PROBLEM TO WORK ON -> Your task is to retype the lines from the opening of the material through the line that includes "plotBottom - plotTop);". Do not copy the pictures.

RECORD EXTRACTS ->
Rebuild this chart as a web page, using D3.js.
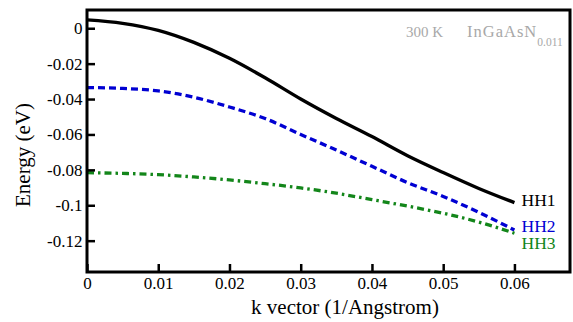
<!DOCTYPE html>
<html>
<head>
<meta charset="utf-8">
<script src="https://cdn.jsdelivr.net/npm/d3@7"></script>
<style>
  html, body { margin: 0; padding: 0; background: #fff; }
  svg { display: block; }
</style>
</head>
<body>
<svg id="chart" width="573" height="322"></svg>
<script>
// Heavy-hole subband dispersion, InGaAsN at 300 K
const kVector = [0, 0.005, 0.01, 0.015, 0.02, 0.025, 0.03, 0.035, 0.04, 0.045, 0.05, 0.055, 0.06];
const hh1 = [0.0047, 0.0028, -0.0012, -0.0080, -0.0170, -0.0280, -0.0400, -0.0510, -0.0612, -0.0720, -0.0815, -0.0905, -0.0985];
const hh2 = [-0.0335, -0.0340, -0.0354, -0.0390, -0.0445, -0.0510, -0.0600, -0.0688, -0.0780, -0.0872, -0.0950, -0.1040, -0.1140];
const hh3 = [-0.0816, -0.0820, -0.0827, -0.0840, -0.0857, -0.0878, -0.0902, -0.0932, -0.0968, -0.1005, -0.1045, -0.1095, -0.1158];
const seriesNames = ["HH1", "HH2", "HH3"];
const xTicks = [0, 0.01, 0.02, 0.03, 0.04, 0.05, 0.06];
const xTickLabels = ["0", "0.01", "0.02", "0.03", "0.04", "0.05", "0.06"];
const yTicks = [0, -0.02, -0.04, -0.06, -0.08, -0.1, -0.12];
const yTickLabels = ["0", "-0.02", "-0.04", "-0.06", "-0.08", "-0.1", "-0.12"];

const FONT = "'Liberation Serif', 'Times New Roman', serif";
const svg = d3.select("#chart");
const plotLeft = 87, plotRight = 570, plotTop = 10, plotBottom = 272;

const x = d3.scaleLinear().domain([0, 0.0678]).range([plotLeft, plotRight]);
const y = d3.scaleLinear().domain([-0.1377, 0.0103]).range([plotBottom, plotTop]);

svg.append("defs").append("clipPath").attr("id", "plotClip")
  .append("rect").attr("x", plotLeft).attr("y", plotTop)
  .attr("width", plotRight - plotLeft).attr("height", plotBottom - plotTop);

// curves
const styles = [
  { color: "#000000", dash: null },
  { color: "#0000d2", dash: "7,4" },
  { color: "#13861a", dash: "7,4,2.5,4" }
];
const allSeries = [hh1, hh2, hh3];
const line = d3.line()
  .x(d => x(d[0]))
  .y(d => y(d[1]))
  .curve(d3.curveMonotoneX);

const g = svg.append("g").attr("clip-path", "url(#plotClip)");
allSeries.forEach((vals, i) => {
  g.append("path")
    .datum(kVector.map((k, j) => [k, vals[j]]))
    .attr("d", line)
    .attr("fill", "none")
    .attr("stroke", styles[i].color)
    .attr("stroke-width", 3.3)
    .attr("stroke-dasharray", styles[i].dash)
    .attr("stroke-linejoin", "round");
});

// frame
svg.append("rect")
  .attr("x", plotLeft).attr("y", plotTop)
  .attr("width", plotRight - plotLeft).attr("height", plotBottom - plotTop)
  .attr("fill", "none").attr("stroke", "#000").attr("stroke-width", 3);

// axes with inward ticks
const xAxis = d3.axisBottom(x).tickValues(xTicks)
  .tickFormat((d, i) => xTickLabels[i]).tickSizeInner(-8).tickSizeOuter(0).tickPadding(5);
const xg = svg.append("g").attr("transform", `translate(0,${plotBottom})`).call(xAxis);
xg.select(".domain").remove();
xg.selectAll(".tick line").attr("stroke", "#000").attr("stroke-width", 2.5);
xg.selectAll(".tick text").attr("fill", "#000")
  .style("font-family", FONT).style("font-size", "17px");

const yAxis = d3.axisLeft(y).tickValues(yTicks)
  .tickFormat((d, i) => yTickLabels[i]).tickSizeInner(-8).tickSizeOuter(0).tickPadding(4.5);
const yg = svg.append("g").attr("transform", `translate(${plotLeft},0)`).call(yAxis);
yg.select(".domain").remove();
yg.selectAll(".tick line").attr("stroke", "#000").attr("stroke-width", 2.5);
yg.selectAll(".tick text").attr("fill", "#000")
  .style("font-family", FONT).style("font-size", "17px");

// axis titles
svg.append("text")
  .attr("x", 345).attr("y", 314)
  .attr("text-anchor", "middle")
  .style("font-family", FONT).style("font-size", "21px")
  .text("k vector (1/Angstrom)");
svg.append("text")
  .attr("transform", "translate(30,155) rotate(-90)")
  .attr("text-anchor", "middle")
  .style("font-family", FONT).style("font-size", "21px")
  .text("Energy (eV)");

// series labels at the curve ends
const labelPos = [205.7, 232.3, 249.3];
seriesNames.forEach((name, i) => {
  svg.append("text")
    .attr("x", 521.5).attr("y", labelPos[i])
    .style("font-family", FONT).style("font-size", "17.5px")
    .attr("fill", styles[i].color)
    .text(name);
});

// material / temperature note
const note = svg.append("text")
  .attr("y", 37)
  .style("font-family", FONT)
  .attr("fill", "#a8a8a8");
note.append("tspan").attr("x", 406).style("font-size", "15px").text("300 K");
note.append("tspan").attr("x", 467).style("font-size", "16.5px")
  .style("letter-spacing", "1px").text("InGaAsN");
note.append("tspan").attr("dy", 9).style("font-size", "11.5px")
  .style("letter-spacing", "0px").text("0.011");
</script>
</body>
</html>
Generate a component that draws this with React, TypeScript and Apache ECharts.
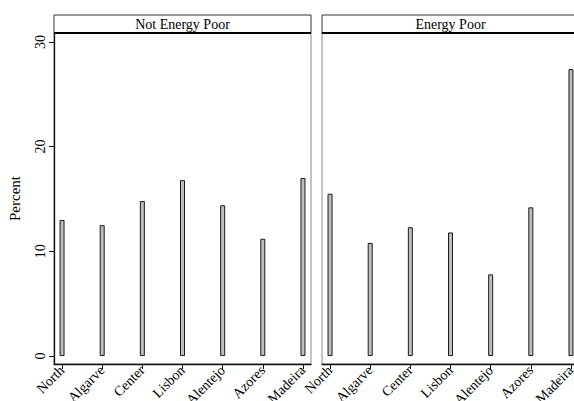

SOLUTION TO THIS PROBLEM ->
Rebuild this chart as a web page, using D3.js.
<!DOCTYPE html>
<html>
<head>
<meta charset="utf-8">
<script src="https://cdn.jsdelivr.net/npm/d3@7"></script>
<style>
  html, body { margin: 0; padding: 0; background: #fff; }
  svg { display: block; }
</style>
</head>
<body>
<svg id="chart" width="573" height="322"></svg>
<script>
// Heavy-hole subband dispersion, InGaAsN at 300 K
const kVector = [0, 0.005, 0.01, 0.015, 0.02, 0.025, 0.03, 0.035, 0.04, 0.045, 0.05, 0.055, 0.06];
const hh1 = [0.0047, 0.0028, -0.0012, -0.0080, -0.0170, -0.0280, -0.0400, -0.0510, -0.0612, -0.0720, -0.0815, -0.0905, -0.0985];
const hh2 = [-0.0335, -0.0340, -0.0354, -0.0390, -0.0445, -0.0510, -0.0600, -0.0688, -0.0780, -0.0872, -0.0950, -0.1040, -0.1140];
const hh3 = [-0.0816, -0.0820, -0.0827, -0.0840, -0.0857, -0.0878, -0.0902, -0.0932, -0.0968, -0.1005, -0.1045, -0.1095, -0.1158];
const seriesNames = ["HH1", "HH2", "HH3"];
const xTicks = [0, 0.01, 0.02, 0.03, 0.04, 0.05, 0.06];
const xTickLabels = ["0", "0.01", "0.02", "0.03", "0.04", "0.05", "0.06"];
const yTicks = [0, -0.02, -0.04, -0.06, -0.08, -0.1, -0.12];
const yTickLabels = ["0", "-0.02", "-0.04", "-0.06", "-0.08", "-0.1", "-0.12"];

const FONT = "'Liberation Serif', 'Times New Roman', serif";
const svg = d3.select("#chart");
const plotLeft = 87, plotRight = 570, plotTop = 10, plotBottom = 272;

const x = d3.scaleLinear().domain([0, 0.0678]).range([plotLeft, plotRight]);
const y = d3.scaleLinear().domain([-0.1377, 0.0103]).range([plotBottom, plotTop]);

svg.append("defs").append("clipPath").attr("id", "plotClip")
  .append("rect").attr("x", plotLeft).attr("y", plotTop)
  .attr("width", plotRight - plotLeft).attr("height", plotBottom - plotTop);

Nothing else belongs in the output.